Data entries:

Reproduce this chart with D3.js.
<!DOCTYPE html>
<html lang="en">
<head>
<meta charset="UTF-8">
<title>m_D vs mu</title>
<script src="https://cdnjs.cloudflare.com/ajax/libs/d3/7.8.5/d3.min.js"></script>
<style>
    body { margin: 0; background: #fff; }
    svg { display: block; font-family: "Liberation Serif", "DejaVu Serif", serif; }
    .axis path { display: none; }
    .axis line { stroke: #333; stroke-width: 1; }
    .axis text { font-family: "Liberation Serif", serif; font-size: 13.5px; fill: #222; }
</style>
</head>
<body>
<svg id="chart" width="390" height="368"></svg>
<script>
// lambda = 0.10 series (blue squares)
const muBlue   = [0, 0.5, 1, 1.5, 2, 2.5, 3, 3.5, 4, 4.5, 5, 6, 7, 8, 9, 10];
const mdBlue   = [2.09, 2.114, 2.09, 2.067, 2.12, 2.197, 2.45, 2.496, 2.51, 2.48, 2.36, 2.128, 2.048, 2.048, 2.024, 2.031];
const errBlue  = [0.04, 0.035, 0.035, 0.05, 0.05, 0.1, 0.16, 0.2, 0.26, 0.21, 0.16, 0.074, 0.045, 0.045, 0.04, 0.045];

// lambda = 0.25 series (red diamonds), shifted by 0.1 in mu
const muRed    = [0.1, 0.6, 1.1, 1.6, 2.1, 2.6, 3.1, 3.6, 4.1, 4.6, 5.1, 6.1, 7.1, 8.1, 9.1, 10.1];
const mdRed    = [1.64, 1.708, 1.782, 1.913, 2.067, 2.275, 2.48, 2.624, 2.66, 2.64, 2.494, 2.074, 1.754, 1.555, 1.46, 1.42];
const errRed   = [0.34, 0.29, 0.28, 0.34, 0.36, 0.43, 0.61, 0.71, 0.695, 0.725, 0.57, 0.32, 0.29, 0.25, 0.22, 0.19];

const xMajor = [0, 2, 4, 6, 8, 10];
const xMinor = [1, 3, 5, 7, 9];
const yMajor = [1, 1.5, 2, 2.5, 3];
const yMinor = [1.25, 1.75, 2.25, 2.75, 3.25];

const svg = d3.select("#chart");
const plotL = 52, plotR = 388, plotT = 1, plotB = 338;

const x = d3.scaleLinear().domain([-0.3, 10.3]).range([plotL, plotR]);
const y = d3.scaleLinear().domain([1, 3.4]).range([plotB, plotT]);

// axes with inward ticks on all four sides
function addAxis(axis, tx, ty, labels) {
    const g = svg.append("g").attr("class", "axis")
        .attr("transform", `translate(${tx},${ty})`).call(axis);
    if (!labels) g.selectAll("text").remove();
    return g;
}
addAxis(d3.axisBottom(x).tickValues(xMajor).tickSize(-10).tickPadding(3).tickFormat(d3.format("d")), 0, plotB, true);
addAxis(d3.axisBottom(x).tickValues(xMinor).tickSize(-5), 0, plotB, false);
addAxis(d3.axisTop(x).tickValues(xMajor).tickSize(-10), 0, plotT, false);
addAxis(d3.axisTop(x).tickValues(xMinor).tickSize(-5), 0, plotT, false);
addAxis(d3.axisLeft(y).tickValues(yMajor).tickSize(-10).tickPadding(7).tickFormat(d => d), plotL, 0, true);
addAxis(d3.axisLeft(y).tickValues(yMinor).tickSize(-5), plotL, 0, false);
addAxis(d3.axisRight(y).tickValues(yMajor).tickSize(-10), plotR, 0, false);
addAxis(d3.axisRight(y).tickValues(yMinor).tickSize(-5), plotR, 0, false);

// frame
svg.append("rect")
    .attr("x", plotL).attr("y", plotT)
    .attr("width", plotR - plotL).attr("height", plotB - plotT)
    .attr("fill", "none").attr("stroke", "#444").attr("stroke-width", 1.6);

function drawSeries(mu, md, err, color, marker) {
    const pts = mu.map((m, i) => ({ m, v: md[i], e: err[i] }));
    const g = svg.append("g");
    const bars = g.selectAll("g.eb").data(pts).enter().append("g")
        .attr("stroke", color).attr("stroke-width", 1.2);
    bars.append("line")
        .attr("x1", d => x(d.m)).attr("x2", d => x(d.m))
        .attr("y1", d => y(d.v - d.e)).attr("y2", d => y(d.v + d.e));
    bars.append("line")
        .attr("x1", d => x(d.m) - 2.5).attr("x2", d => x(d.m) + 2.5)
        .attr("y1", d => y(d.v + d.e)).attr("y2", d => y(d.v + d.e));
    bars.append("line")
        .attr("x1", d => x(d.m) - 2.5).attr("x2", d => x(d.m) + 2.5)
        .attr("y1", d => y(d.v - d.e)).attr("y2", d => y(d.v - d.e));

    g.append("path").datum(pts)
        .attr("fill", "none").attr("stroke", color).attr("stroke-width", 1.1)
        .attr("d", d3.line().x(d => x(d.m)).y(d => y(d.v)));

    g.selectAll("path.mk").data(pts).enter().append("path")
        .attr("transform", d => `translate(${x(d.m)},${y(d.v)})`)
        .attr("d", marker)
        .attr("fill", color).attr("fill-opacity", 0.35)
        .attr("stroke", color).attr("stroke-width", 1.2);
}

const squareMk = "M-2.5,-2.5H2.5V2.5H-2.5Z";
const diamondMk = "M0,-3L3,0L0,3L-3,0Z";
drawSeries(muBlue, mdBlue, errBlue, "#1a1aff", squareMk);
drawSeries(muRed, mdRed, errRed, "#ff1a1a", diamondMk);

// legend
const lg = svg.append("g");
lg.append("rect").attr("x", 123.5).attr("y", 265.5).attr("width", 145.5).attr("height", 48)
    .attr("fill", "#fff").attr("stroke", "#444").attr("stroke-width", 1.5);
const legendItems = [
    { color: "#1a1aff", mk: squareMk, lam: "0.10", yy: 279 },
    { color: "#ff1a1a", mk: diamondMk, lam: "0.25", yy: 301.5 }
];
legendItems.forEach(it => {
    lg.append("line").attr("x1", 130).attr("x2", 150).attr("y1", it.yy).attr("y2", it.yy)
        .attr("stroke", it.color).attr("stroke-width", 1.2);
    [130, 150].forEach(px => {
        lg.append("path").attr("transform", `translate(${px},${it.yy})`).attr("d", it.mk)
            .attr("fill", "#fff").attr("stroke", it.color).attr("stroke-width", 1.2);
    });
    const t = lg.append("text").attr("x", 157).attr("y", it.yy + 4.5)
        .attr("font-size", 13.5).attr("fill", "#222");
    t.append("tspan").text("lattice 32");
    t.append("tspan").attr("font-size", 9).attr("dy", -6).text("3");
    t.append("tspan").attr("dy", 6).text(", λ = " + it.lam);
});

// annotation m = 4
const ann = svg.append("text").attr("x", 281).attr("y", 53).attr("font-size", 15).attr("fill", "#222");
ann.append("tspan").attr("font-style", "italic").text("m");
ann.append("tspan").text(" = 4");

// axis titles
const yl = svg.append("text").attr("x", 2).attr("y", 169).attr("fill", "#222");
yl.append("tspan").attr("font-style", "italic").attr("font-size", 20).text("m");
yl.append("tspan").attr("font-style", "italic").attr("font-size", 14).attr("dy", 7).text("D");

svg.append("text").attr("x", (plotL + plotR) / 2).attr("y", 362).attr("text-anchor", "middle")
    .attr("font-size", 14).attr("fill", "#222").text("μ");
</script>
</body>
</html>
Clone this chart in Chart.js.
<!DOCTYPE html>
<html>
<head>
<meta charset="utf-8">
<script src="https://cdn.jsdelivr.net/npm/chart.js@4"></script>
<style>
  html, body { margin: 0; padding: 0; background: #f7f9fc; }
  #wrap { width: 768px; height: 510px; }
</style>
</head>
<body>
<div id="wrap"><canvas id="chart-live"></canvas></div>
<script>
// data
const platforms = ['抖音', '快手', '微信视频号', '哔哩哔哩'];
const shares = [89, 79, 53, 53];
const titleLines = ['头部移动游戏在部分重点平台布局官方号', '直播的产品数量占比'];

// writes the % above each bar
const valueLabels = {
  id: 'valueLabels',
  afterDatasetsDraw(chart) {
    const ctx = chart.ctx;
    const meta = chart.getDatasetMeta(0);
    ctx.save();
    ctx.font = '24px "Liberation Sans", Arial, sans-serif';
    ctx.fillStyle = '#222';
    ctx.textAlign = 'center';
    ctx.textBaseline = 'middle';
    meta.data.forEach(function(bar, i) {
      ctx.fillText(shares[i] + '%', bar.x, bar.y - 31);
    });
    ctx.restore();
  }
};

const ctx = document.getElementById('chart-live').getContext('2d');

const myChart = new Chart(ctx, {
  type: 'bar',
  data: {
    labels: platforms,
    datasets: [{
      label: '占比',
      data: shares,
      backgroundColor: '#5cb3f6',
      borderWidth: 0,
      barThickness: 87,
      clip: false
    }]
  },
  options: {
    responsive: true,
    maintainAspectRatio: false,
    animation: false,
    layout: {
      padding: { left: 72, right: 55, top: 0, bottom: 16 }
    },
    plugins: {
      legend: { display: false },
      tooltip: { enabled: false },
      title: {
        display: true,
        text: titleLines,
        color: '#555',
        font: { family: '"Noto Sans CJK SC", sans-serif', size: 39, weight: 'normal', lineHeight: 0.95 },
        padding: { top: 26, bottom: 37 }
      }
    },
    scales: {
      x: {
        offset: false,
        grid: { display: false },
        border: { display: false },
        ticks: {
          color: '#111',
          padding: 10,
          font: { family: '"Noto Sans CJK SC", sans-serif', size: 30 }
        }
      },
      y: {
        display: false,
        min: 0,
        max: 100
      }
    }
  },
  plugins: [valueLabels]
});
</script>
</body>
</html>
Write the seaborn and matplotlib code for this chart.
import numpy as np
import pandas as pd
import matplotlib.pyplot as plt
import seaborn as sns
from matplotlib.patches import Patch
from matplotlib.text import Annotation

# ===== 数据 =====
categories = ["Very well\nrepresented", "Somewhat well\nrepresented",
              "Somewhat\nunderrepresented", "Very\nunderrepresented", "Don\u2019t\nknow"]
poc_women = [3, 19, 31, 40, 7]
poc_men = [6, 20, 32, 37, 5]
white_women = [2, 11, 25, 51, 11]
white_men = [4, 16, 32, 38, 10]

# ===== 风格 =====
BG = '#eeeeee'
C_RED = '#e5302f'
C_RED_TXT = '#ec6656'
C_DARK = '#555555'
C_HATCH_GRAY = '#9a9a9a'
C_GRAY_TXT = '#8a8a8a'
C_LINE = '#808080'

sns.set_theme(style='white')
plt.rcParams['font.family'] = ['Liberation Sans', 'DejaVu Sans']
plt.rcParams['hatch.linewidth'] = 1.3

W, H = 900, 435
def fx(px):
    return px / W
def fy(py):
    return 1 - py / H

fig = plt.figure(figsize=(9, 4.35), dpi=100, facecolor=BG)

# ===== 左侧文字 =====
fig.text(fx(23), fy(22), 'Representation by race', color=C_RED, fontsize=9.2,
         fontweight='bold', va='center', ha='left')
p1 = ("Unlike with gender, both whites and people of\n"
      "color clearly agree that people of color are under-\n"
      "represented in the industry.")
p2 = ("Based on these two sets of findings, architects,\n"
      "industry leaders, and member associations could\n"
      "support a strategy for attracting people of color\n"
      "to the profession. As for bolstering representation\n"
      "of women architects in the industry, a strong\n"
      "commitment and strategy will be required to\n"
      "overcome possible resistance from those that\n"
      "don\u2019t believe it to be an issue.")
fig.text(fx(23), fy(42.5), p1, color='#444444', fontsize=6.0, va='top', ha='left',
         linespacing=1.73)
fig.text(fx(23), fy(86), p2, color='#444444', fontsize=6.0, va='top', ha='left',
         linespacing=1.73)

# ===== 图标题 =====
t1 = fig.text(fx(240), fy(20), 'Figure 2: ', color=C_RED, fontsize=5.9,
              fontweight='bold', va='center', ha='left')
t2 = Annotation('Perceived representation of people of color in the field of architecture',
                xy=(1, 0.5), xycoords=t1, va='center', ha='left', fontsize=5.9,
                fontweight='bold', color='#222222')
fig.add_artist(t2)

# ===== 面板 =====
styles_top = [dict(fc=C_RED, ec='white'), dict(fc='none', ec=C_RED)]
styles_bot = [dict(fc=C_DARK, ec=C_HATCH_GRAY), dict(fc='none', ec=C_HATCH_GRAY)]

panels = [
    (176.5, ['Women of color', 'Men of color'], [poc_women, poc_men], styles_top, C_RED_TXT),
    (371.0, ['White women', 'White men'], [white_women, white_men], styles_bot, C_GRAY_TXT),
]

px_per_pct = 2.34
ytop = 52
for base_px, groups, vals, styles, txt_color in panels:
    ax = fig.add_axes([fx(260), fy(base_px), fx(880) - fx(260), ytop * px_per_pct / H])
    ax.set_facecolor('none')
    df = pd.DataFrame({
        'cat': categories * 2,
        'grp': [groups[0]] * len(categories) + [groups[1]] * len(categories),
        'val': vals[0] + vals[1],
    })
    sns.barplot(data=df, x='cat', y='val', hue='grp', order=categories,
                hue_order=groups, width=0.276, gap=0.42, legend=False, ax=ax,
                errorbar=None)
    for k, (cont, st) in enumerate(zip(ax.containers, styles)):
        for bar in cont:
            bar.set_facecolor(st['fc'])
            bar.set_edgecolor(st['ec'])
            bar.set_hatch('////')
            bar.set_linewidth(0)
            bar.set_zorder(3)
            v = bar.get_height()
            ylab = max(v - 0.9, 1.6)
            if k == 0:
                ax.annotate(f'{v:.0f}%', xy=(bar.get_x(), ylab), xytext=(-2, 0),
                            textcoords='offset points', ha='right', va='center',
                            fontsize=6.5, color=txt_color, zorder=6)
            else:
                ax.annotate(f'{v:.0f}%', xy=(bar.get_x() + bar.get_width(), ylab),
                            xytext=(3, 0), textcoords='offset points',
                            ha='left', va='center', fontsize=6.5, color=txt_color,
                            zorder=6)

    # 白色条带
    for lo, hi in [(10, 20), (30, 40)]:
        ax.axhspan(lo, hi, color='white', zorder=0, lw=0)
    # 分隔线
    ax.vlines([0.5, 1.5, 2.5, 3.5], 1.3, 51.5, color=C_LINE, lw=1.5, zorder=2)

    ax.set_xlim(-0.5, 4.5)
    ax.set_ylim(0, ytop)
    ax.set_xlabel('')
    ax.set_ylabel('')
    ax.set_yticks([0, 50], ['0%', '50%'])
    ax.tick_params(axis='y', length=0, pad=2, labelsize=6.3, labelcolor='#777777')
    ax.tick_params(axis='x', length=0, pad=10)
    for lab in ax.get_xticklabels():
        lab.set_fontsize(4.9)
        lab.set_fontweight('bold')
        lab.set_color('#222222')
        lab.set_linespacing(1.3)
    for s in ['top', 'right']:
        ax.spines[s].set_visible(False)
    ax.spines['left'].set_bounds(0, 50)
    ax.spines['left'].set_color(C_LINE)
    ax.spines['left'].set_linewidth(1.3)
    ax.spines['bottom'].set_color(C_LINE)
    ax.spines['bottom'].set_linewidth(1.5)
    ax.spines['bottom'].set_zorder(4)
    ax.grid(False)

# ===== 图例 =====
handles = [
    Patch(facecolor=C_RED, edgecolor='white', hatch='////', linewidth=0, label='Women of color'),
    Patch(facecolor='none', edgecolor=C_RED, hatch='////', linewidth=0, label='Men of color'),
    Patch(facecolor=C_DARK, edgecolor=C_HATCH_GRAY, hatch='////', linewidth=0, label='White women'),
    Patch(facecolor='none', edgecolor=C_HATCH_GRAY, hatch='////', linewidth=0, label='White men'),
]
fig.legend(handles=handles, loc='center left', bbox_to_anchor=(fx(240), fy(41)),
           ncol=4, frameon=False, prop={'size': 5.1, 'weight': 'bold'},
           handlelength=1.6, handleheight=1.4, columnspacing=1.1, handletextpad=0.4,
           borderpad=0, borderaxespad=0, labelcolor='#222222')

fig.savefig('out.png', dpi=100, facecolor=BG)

• [THE EXERCISE]
Copy verbatim the line that contains "Write the seaborn", the line that contains "from matplotlib.text import Annotation", and all lines between them.

• [ANSWER TO THE EXERCISE]
Write the seaborn and matplotlib code for this chart.
import numpy as np
import pandas as pd
import matplotlib.pyplot as plt
import seaborn as sns
from matplotlib.patches import Patch
from matplotlib.text import Annotation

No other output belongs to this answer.